The interesting question isn't "Why is there poverty?" It's "Why is there wealth?" Or: "Why is there prosperity here but not there?"

At the end of the day, the first answer is capitalism, rightly understood. That is to say: free markets, private property, the spirit of entrepreneurialism and the conviction that the fruits of your labors are your own.

Any number of countries in Africa are vastly richer in baubles and soil than Switzerland. But they are poor because they are impoverished in what they value.

In large measure our wealth isn't the product of capitalism, it is capitalism.

And yet we hate it.
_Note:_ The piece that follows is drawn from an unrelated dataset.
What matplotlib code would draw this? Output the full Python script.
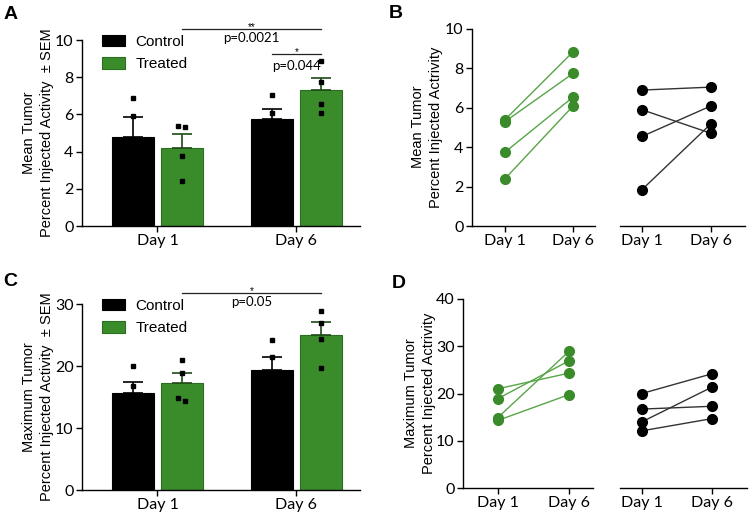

Leaving religion out of it, no idea has given more to humanity. The average working-class person today is richer, in real terms, than the average prince or potentate of 300 years ago. His food is better, his life longer, his health better, his menu of entertainments vastly more diverse, his toilette infinitely more civilized. And yet we constantly hear how cruel capitalism is while this collectivism or that is more loving because, unlike capitalism, collectivism is about the group, not the individual.

These complaints grow loudest at times like this: when the loom of capitalism momentarily stutters in spinning its gold. Suddenly, the people ask: What have you done for me lately? Politicians croon about how we need to give in to Causes Larger than Ourselves and peck about like hungry chickens for a New Way to replace dying capitalism.

This is the patient leaping to embrace the disease and reject the cure. Recessions are fewer and weaker thanks in part to trade, yet whenever recessions appear on the horizon, politicians dive into their protectionist bunkers. Not surprising that this week we saw the demise of the Doha round of trade negotiations, and this campaign season we've heard the thunder of anti-trade rhetoric move ever closer.

This is the irony of capitalism. It is not zero-sum, but it feels like it is. Capitalism coordinates humanity toward peaceful, productive cooperation, but it feels alienating. Collectivism does the opposite, at least when dreamed up on paper. The communes and collectives imploded in inefficiency, drowned in blood. The kibbutz lives on only as a tourist attraction, a baseball fantasy camp for nostalgic socialists. Meanwhile, billions have ridden capitalism out of poverty.
And yet the children of capitalism still whine.